## Collected data

+-------+

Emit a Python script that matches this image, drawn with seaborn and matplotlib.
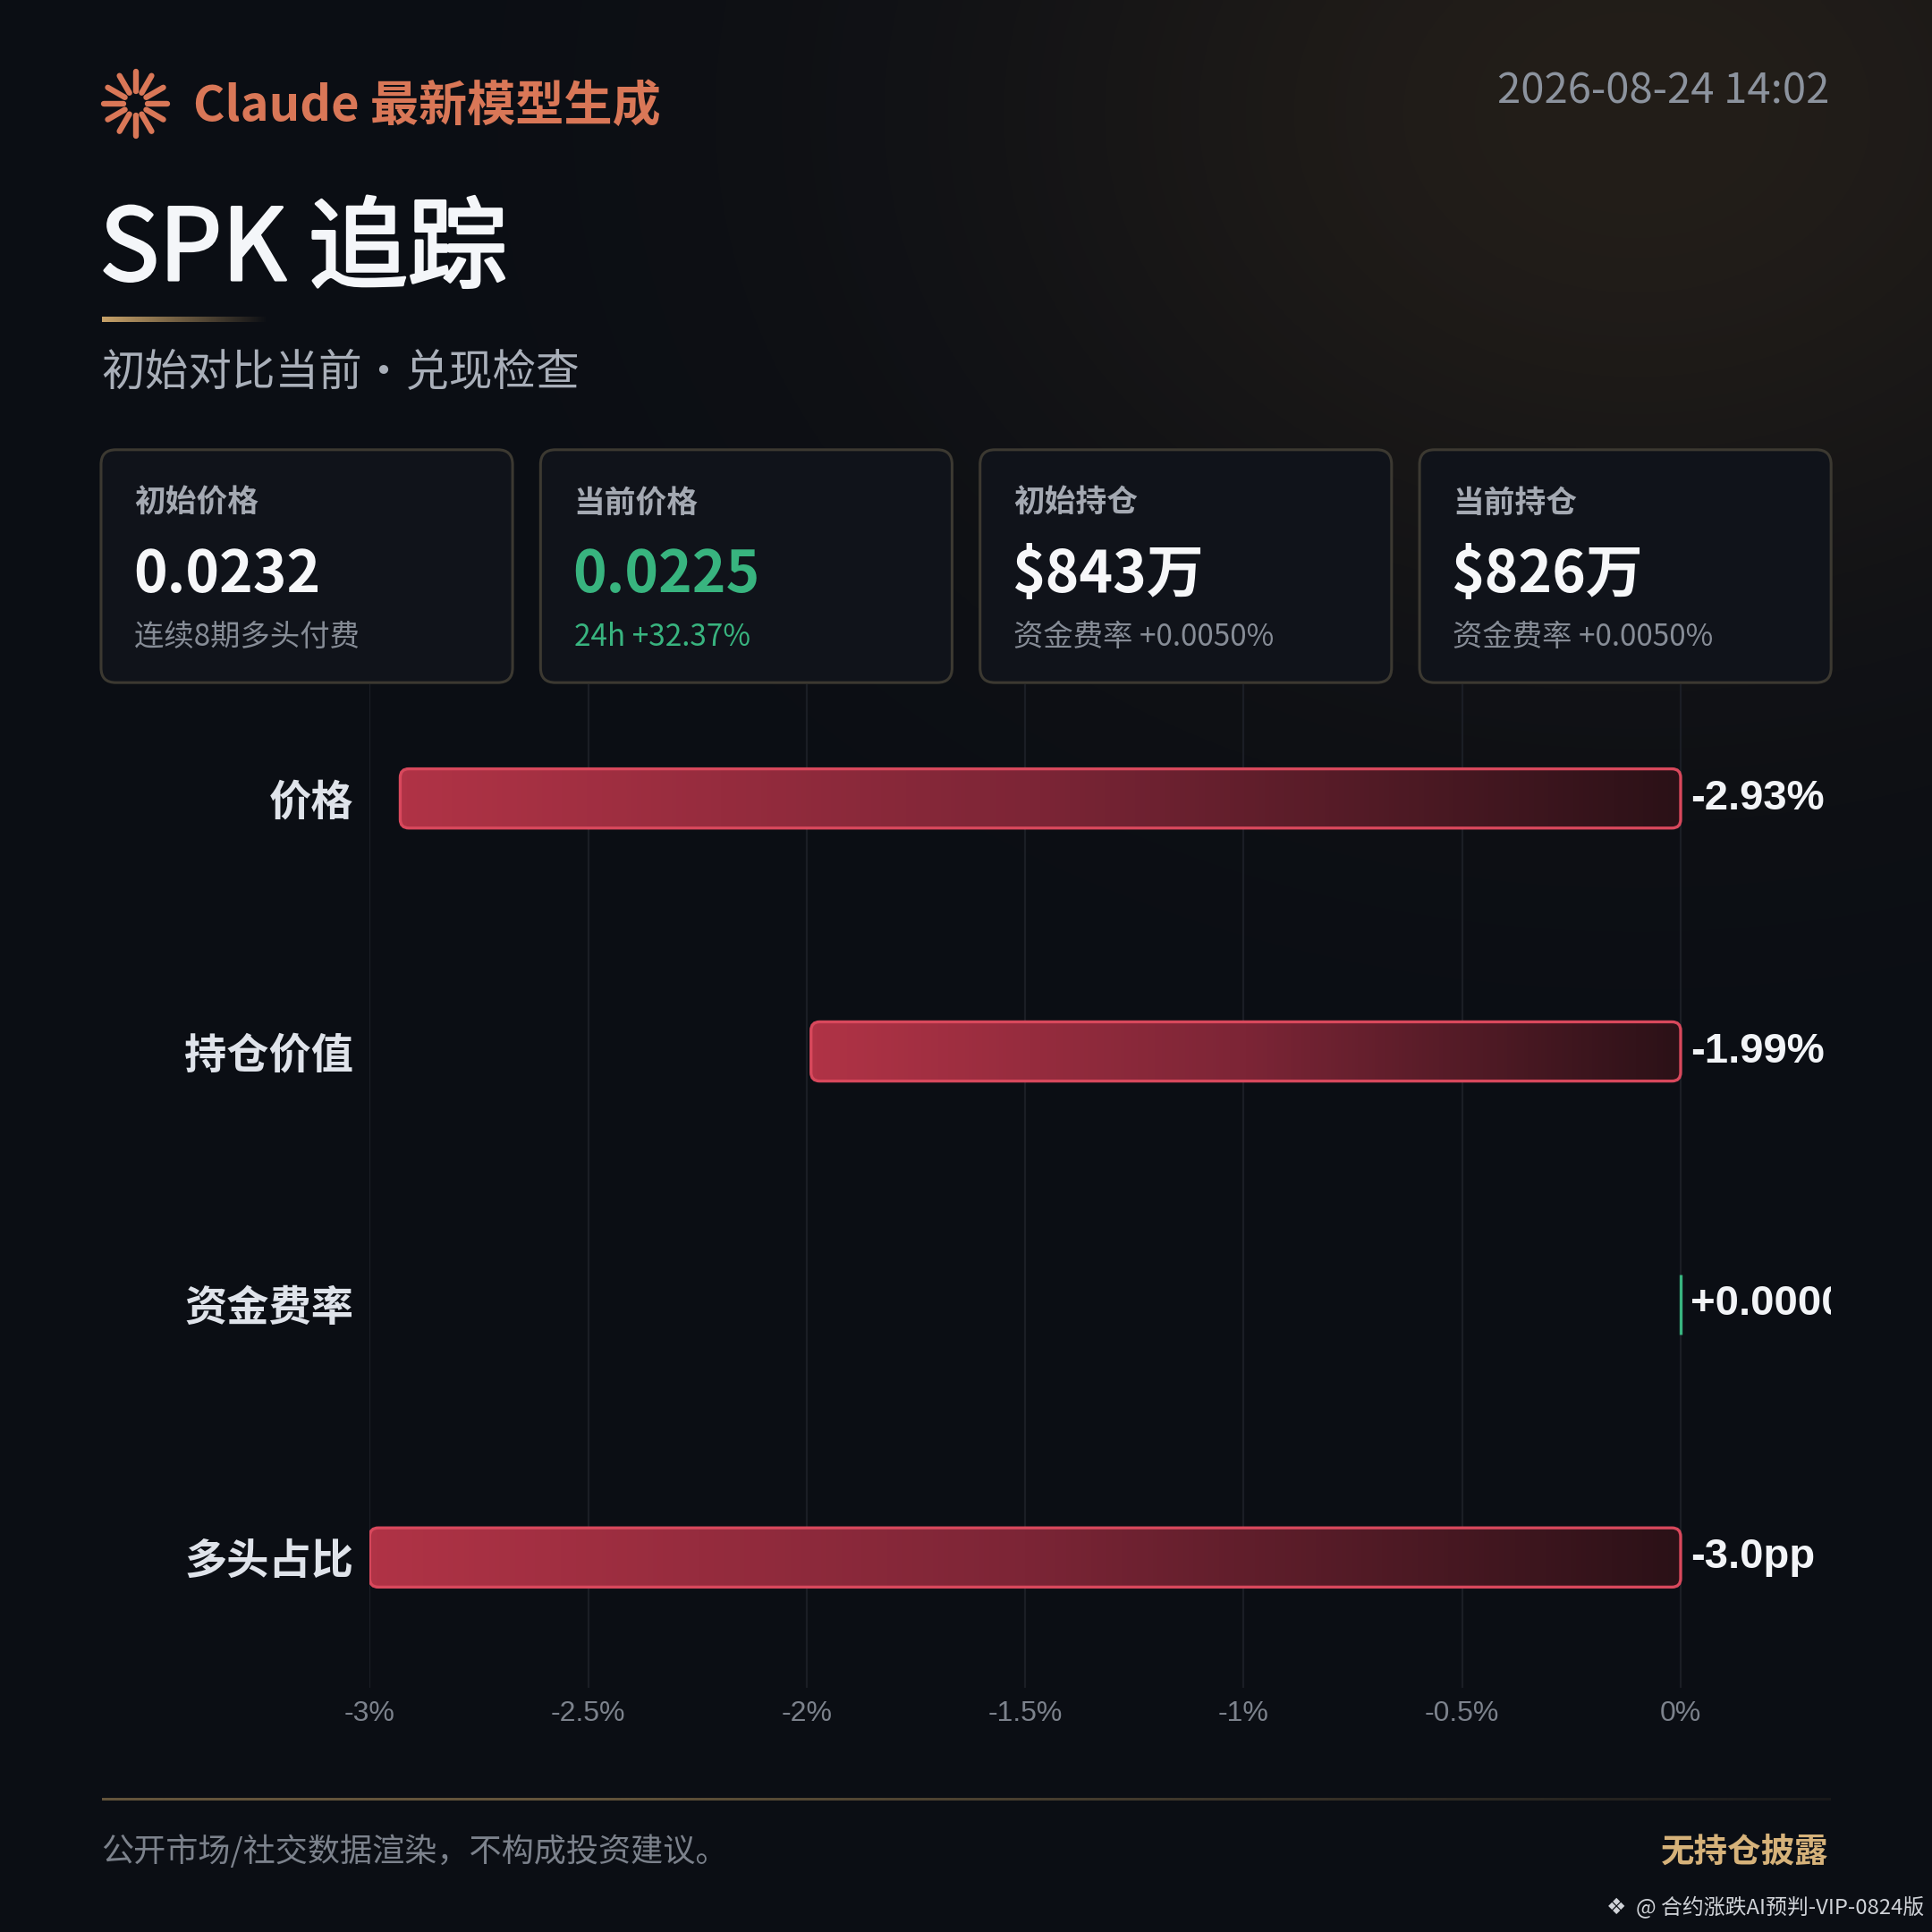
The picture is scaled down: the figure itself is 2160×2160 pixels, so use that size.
import numpy as np
import pandas as pd
import matplotlib
matplotlib.use("Agg")
import matplotlib.pyplot as plt
import matplotlib.patheffects as pe
import seaborn as sns
from matplotlib.patches import FancyBboxPatch
from matplotlib.colors import LinearSegmentedColormap, to_rgb
from matplotlib.transforms import offset_copy

# chart data
metrics = ["价格", "持仓价值", "资金费率", "多头占比"]
changes = [-2.93, -1.99, 0.0, -3.0]
change_labels = ["-2.93%", "-1.99%", "+0.0000%", "-3.0pp"]
tick_values = [-3, -2.5, -2, -1.5, -1, -0.5, 0]
tick_labels = ["-3%", "-2.5%", "-2%", "-1.5%", "-1%", "-0.5%", "0%"]

# summary cards
card_titles = ["初始价格", "当前价格", "初始持仓", "当前持仓"]
card_values = ["0.0232", "0.0225", "$843万", "$826万"]
card_notes = ["连续8期多头付费", "24h +32.37%", "资金费率 +0.0050%", "资金费率 +0.0050%"]
card_accent = [False, True, False, False]

sns.set_style("dark")
plt.rcParams["font.family"] = ["Noto Sans CJK SC", "DejaVu Sans"]

ORANGE = "#d97757"
GREEN = "#38b47f"
GOLD = "#d6b27a"
W = 1568.0

fig = plt.figure(figsize=(10.8, 10.8), dpi=200)
fig.patch.set_facecolor("#0b0e14")

bg = fig.add_axes([0, 0, 1, 1])
bg.axis("off")

# dark background with a warm glow top right
yy, xx = np.mgrid[0:W:392j, 0:W:392j]
base = np.array(to_rgb("#0b0e14"))
warm = np.array(to_rgb("#231e19"))
glow = np.exp(-(((xx - 1330) / 520) ** 2 + ((yy - 90) / 400) ** 2))
img = base + (warm - base) * glow[..., None]
bg.imshow(img, extent=[0, W, W, 0], aspect="auto", zorder=0, interpolation="bilinear")

# logo
cx, cy = 110, 84
for k in range(12):
    a = np.deg2rad(k * 30)
    bg.plot([cx + 10 * np.cos(a), cx + 26 * np.cos(a)],
            [cy + 10 * np.sin(a), cy + 26 * np.sin(a)],
            color=ORANGE, lw=2.3, solid_capstyle="round", zorder=3)
bg.text(157, 87, "Claude 最新模型生成", color=ORANGE, fontsize=19.5, fontweight="bold",
        ha="left", va="center", zorder=3)
bg.text(1485, 74, "2026-08-24 14:02", color="#8c939e", fontsize=17,
        ha="right", va="center", zorder=3)

title = bg.text(81, 204, "SPK 追踪", color="#f4f6f9", fontsize=40,
                ha="left", va="center", zorder=3)
title.set_path_effects([pe.withStroke(linewidth=1.1, foreground="#f4f6f9")])
line = np.zeros((1, 256, 4))
line[..., :3] = to_rgb("#c9a36a")
line[..., 3] = np.linspace(1, 0, 256)
bg.imshow(line, extent=[83, 218, 261, 257], aspect="auto", zorder=3)
bg.text(82, 303, "初始对比当前·兑现检查", color="#a9afb9", fontsize=17.5,
        ha="left", va="center", zorder=3)

# cards
for i in range(4):
    x0 = 82 + i * 356.7
    bg.add_patch(FancyBboxPatch((x0, 365), 334, 189,
                                boxstyle="round,pad=0,rounding_size=12",
                                fc="#10131a", ec="#3c3931", lw=1.1, zorder=2))
    bg.text(x0 + 27, 408, card_titles[i], color="#a4a9b2", fontsize=12.5,
            fontweight="bold", ha="left", va="center", zorder=3)
    bg.text(x0 + 26, 467, card_values[i], color=GREEN if card_accent[i] else "#f6f7f9",
            fontsize=23, fontweight="bold", ha="left", va="center", zorder=3)
    bg.text(x0 + 27, 517, card_notes[i], color=GREEN if card_accent[i] else "#868c96",
            fontsize=12, ha="left", va="center", zorder=3)

# footer
fl = np.zeros((1, 512, 4))
fl[..., :3] = to_rgb("#6e5d40")
fl[..., 3] = np.clip(np.linspace(1.3, 0.15, 512), 0, 1) * 0.9
bg.imshow(fl, extent=[83, 1486, 1461, 1459], aspect="auto", zorder=3)
bg.text(82, 1503, "公开市场/社交数据渲染，不构成投资建议。", color="#7c828c", fontsize=13,
        ha="left", va="center", zorder=3)
bg.text(1484, 1503, "无持仓披露", color=GOLD, fontsize=13.5, fontweight="bold",
        ha="right", va="center", zorder=3)
bg.text(1312, 1548, "❖", color="#d0d3d8", fontsize=9, family=["DejaVu Sans"],
        ha="center", va="center", zorder=3)
bg.text(1562, 1548, "@ 合约涨跌AI预判-VIP-0824版", color="#d0d3d8", fontsize=8.6,
        ha="right", va="center", zorder=3)
bg.set_xlim(0, W)
bg.set_ylim(W, 0)

# bar chart
ax = fig.add_axes([300 / W, 1 - 1370 / W, (1486 - 300) / W, (1370 - 555) / W])
ax.set_facecolor("none")
df = pd.DataFrame({"指标": metrics, "变化": changes})
sns.barplot(data=df, x="变化", y="指标", hue="指标", palette=["#b23448"] * 4,
            orient="h", width=0.234, legend=False, ax=ax, zorder=2)

px_x = 1064 / 3.0
px_y = 205.3
rad = 7 / px_x
bar_cmap = LinearSegmentedColormap.from_list("bar", ["#b03346", "#7c2536", "#2b1117"])
for p in list(ax.patches):
    x, w = p.get_x(), p.get_width()
    y, h = p.get_y(), p.get_height()
    x0, x1 = min(x, x + w), max(x, x + w)
    if x1 - x0 < 1e-9:
        p.set_facecolor("none")
        p.set_edgecolor(GREEN)
        p.set_linewidth(1.2)
        continue
    p.set_visible(False)
    box = FancyBboxPatch((x0, y), x1 - x0, h, boxstyle=f"round,pad=0,rounding_size={rad}",
                         mutation_aspect=px_x / px_y, fc="none", ec="#d8485c", lw=1.2, zorder=3)
    ax.add_patch(box)
    im = ax.imshow(np.linspace(0, 1, 256)[None, :], cmap=bar_cmap, extent=[x0, x1, y + h, y],
                   aspect="auto", zorder=2, interpolation="bilinear")
    im.set_clip_path(box)

off = offset_copy(ax.transData, fig=fig, x=11, y=0, units="dots")
for i, lab in enumerate(change_labels):
    ax.text(0, i, lab, transform=off, color="#f2f4f7", fontsize=17, fontweight="bold",
            family=["Liberation Sans"], ha="left", va="center", clip_on=True, zorder=4)

ax.set_xlim(-3, (1486 - 1364) / px_x)
ax.set_ylim(3.516, -0.453)
ax.set_xticks(tick_values)
ax.set_xticklabels(tick_labels, family=["Liberation Sans"], fontsize=11.5, color="#7c828c")
ax.set_yticks(range(len(metrics)))
ax.set_yticklabels(metrics, fontsize=17, fontweight="bold", color="#dfe3ea")
ax.tick_params(axis="x", length=0, pad=5)
ax.tick_params(axis="y", length=0, pad=6.5)
ax.grid(axis="x", color="#1b1e25", lw=0.8)
ax.grid(axis="y", visible=False)
ax.set_axisbelow(True)
ax.set_xlabel("")
ax.set_ylabel("")
for s in ax.spines.values():
    s.set_visible(False)

fig.savefig("out.png", dpi=200, facecolor=fig.get_facecolor())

+-------+

Please quote the lines of the material, beginning with the first and ending with the one that contains "from matplotlib.transforms import offset_copy", exactly as written and without any pictures.

## Final result
Emit a Python script that matches this image, drawn with seaborn and matplotlib.
The picture is scaled down: the figure itself is 2160×2160 pixels, so use that size.
import numpy as np
import pandas as pd
import matplotlib
matplotlib.use("Agg")
import matplotlib.pyplot as plt
import matplotlib.patheffects as pe
import seaborn as sns
from matplotlib.patches import FancyBboxPatch
from matplotlib.colors import LinearSegmentedColormap, to_rgb
from matplotlib.transforms import offset_copy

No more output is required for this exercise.